Registrars do provide police with details were possible - leading to 11 arrests recently - but are frustrated they have no power to stop marriages.
In Peterborough in Cambridgeshire there were 140 last year and in Luton, Bedfordshire, the figure is thought to be as high as one in three marriages.
 | Latest sham marriage arrests Peterborough, 5 Colchester, 1 Ipswich 3 Harlow 2 |
At one suspected sham wedding in Harlow, Essex, immigration officers moved in to arrest a would-be bride and groom minutes before the ceremony after a tip-off by the registrar to the Home Office. The couple were led away in handcuffs. If found guilty of offences under the Immigration Act they could face up to seven years in jail.
Mark Rimmer, a superintendent registrar, said false documents handed in by couples were flooding into offices outside the big cities.
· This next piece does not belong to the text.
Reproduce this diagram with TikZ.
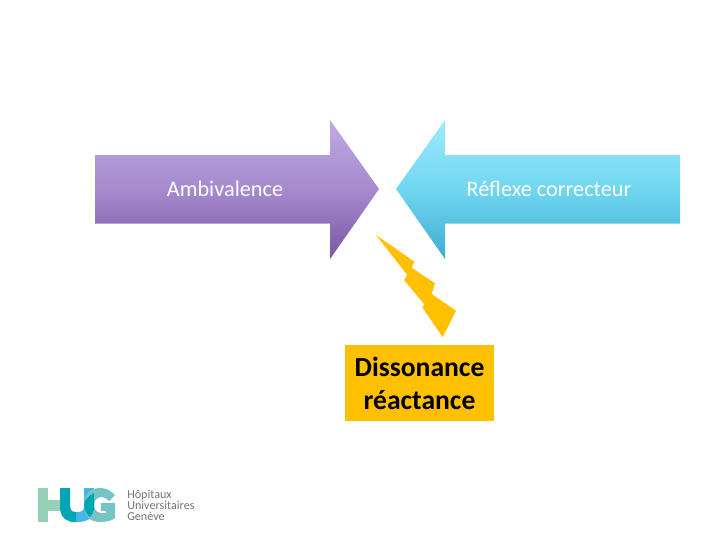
\documentclass[tikz,border=0pt]{standalone}
\usepackage{fontspec}
\setmainfont{Carlito}
\usetikzlibrary{calc}
\definecolor{lilaclight}{RGB}{192,170,228}
\definecolor{lilacmid}{RGB}{165,138,205}
\definecolor{lilacdark}{RGB}{122,86,164}
\definecolor{skylight}{RGB}{156,236,254}
\definecolor{skymid}{RGB}{112,214,240}
\definecolor{skydark}{RGB}{62,172,208}
\definecolor{boltcolor}{RGB}{255,192,0}
\definecolor{hgreen}{RGB}{150,208,182}
\definecolor{utteal}{RGB}{0,166,182}
\definecolor{ublue}{RGB}{70,182,232}
\definecolor{gteal}{RGB}{118,196,196}
\colorlet{loggrey}{white!45!black}
\begin{document}
\begin{tikzpicture}[
    x=0.75pt,y=-0.75pt,
    every node/.style={font=\fontsize{16.7}{20}\selectfont},
    lilac/.style={top color=lilaclight,bottom color=lilacdark,middle color=lilacmid},
    sky/.style={top color=skylight,bottom color=skydark,middle color=skymid},
    arrowtext/.style={text=white,inner sep=0pt},
    logotext/.style={text=loggrey,align=left,inner sep=0pt,anchor=west,
        font=\fontsize{9.1}{8.5}\selectfont}
]
\useasboundingbox (0,0) rectangle (720,540);

% big arrows
\shade [lilac] (95,155) -- (330,155) -- (330,120) -- (379,189) -- (330,259)
    -- (330,223.5) -- (95,223.5) -- cycle;
\shade [sky] (680,155) -- (445,155) -- (445,120) -- (396,189) -- (445,259)
    -- (445,223.5) -- (680,223.5) -- cycle;
\node [arrowtext] (ambi) at (225,189) {Ambivalence};
\node [arrowtext] (reflexe) at (549,189) {Réflexe correcteur};

% bolt
\fill [boltcolor] (376,235) -- (414.3,261.7) -- (411.7,267.7) -- (435,283.3)
    -- (431.7,294) -- (456,310.7) -- (442.7,337.3) -- (422.3,307.3)
    -- (424.3,304.3) -- (404,280) -- (407.3,275) -- cycle;

\node [fill=boltcolor,minimum width=111.75pt,minimum height=56.75pt,inner sep=0pt,
    align=center,font=\fontsize{20.7}{24.75}\selectfont\bfseries] (diss) at (419.5,383)
    {Dissonance\\réactance};

% logo
\fill [hgreen] (38,488) rectangle (48,522);
\fill [hgreen] (48,500) rectangle (61,511);
\fill [ublue] (84,488) -- (94,488) -- (94,509)
    .. controls (94,518) and (87,522) .. (78,522) -- (70,522) -- (70,512) -- (77,512)
    .. controls (81,512) and (84,511) .. (84,507) -- cycle;
\fill [gteal] (115,495) .. controls (110,490) and (106,488) .. (100,488)
    .. controls (90,488) and (84,495) .. (84,505)
    .. controls (84,516) and (90,522) .. (100,522)
    .. controls (106,522) and (112,521) .. (115,518) -- (115,503) -- (101,503) -- (101,511)
    -- (106,511) -- (106,513) .. controls (100,514) and (94,512) .. (94,505)
    .. controls (94,497) and (103,494) .. (109,501) -- cycle;
\fill [utteal] (94,493) -- (94,509) .. controls (94,512) and (92,515) .. (90,517)
    .. controls (87,515) and (84,510) .. (84,504) .. controls (85,500) and (89,495) .. (94,493) -- cycle;
\fill [utteal] (60,488) -- (70,488) -- (70,507) .. controls (70,510) and (72,512) .. (76,512)
    -- (76,522) .. controls (66,522) and (60,517) .. (60,507) -- cycle;
\node [logotext] (hug) at (127,505.5) {Hôpitaux\\Universitaires\\Genève};
\end{tikzpicture}
\end{document}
"We are looking to have powers to say if somebody comes in with forged documentation and we have got irrefutable evidence that that documentation is forged, we can stop the wedding," he said.
"That's a basic. I think we should also have the powers to report directly to the police and the police should be able to come in and arrest people."
A Home Office spokesman said they were considering giving registrars more powers and setting up special register offices for weddings involving foreign nationals.